Es ging am Morgen mit den Alarmmeldungen der ausgefallenen Telefon- und Handynetze los, nacheinander in vier großen Raumschaften, schließlich im kompletten Kreisgebiet. Wie können in einem solchen Fall in Not geratene Bürgerinnen und Bürger trotzdem Polizei oder Rettungsleitstelle erreichen? Bei einem solchen Blackout stehen die Türen von fast 100 Feuerwehrgerätehäusern in allen Städten, Gemeinden und auch Stadtteilen offen. Sie sind dann von Feuerwehrangehörigen besetzt, die als Ansprechpartner für die Weiterleitung der Notrufe und von dringlichen Anliegen zur systemrelevanten Infrastruktur über ein unabhängiges Funknetz zur Verfügung stehen. Noch ehe der Führungsstab zusammengetreten ist, sind die einzelnen „Leuchttürme“ in der Lage, die Rettungsleitstelle anzufunken oder aber situationsbedingt nach eigenem Ermessen auf kommunaler Ebene tätig zu werden.

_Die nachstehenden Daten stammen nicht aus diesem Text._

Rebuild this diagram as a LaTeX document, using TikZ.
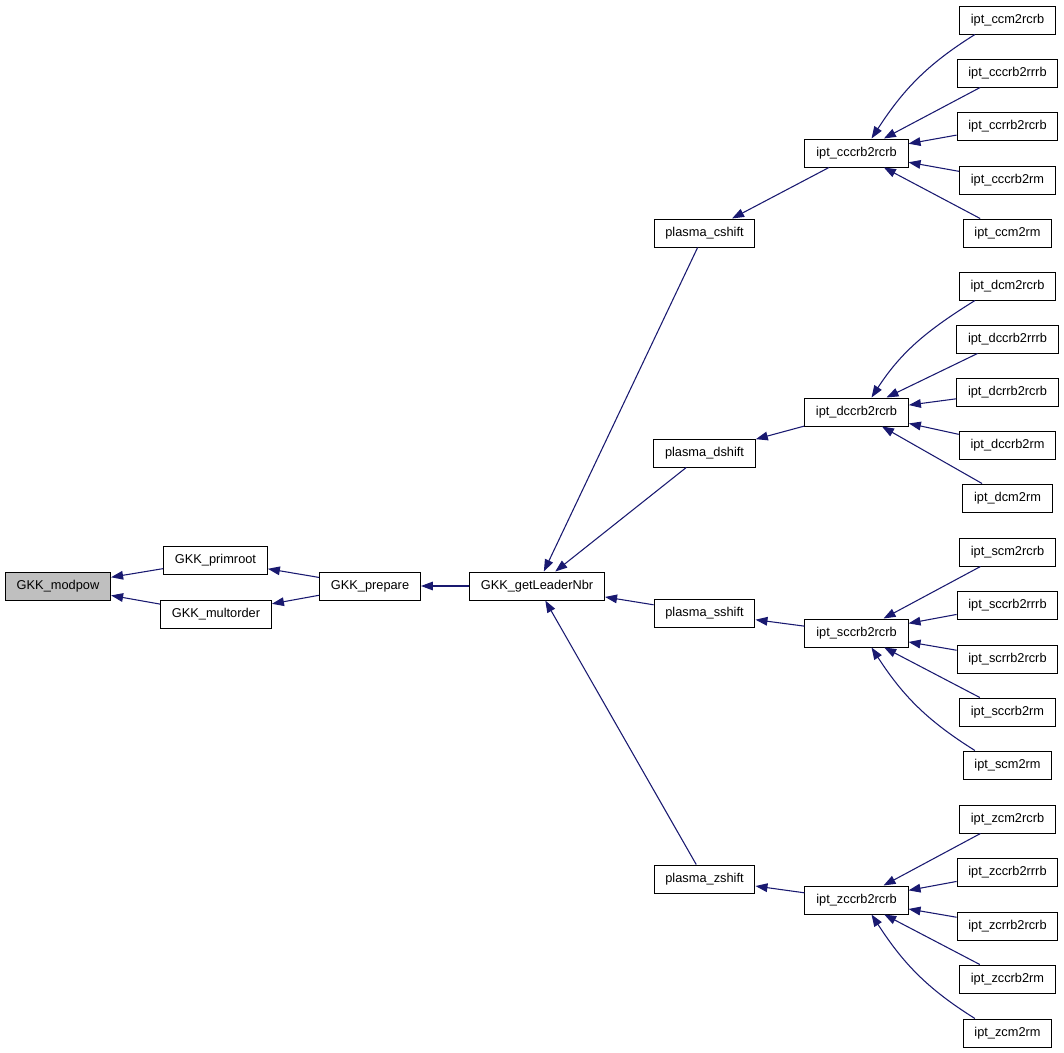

Bei der Übung am Samstag prasselten bis zum frühen Nachmittag von den „Leuchttürmen“ rund 300 Not- und Hilferufe aufs Führungs- und Lagezentrum ein ‐ vom Einbruch in ein Milchhäusle über medizinische Notfälle bis zum Großbrand. Dem Führungsstab oblag das Sortieren und Weiterleiten an die Rettungsleitstelle, auch das Organisieren von Warnungen und Informationen an und für die Bevölkerung, beispielsweise über Radio oder Lautsprecherdurchsagen. Immer wieder erfolgte am Samstag der Fingerzeig auf die Ahrtal-Katastrophe, bei der die Warnung und Information der Bevölkerung sowie die Blaulicht-Kommunikation in den ersten Stunden nur mangelhaft bis überhaupt nicht funktionierte ‐ mit tragischen Folgen. Wenn die Rettungsleitstelle Ostalb tatsächlich ausfallen würde, so erklärt Straub, übernimmt deren Aufgabe vorübergehend der Nachbar im Rems-Murr-Kreis. Landrat und Kreisbrandmeister hoffen nun, dass das „Leuchtturm-Konzept“ auf kommunaler Ebeneverstärkt ins Bewusstsein der Bürgerinnen und Bürger gerückt werden. Straub setzt auch auf eine weitere Digitalisierung der Funk- und Alarmierungssysteme.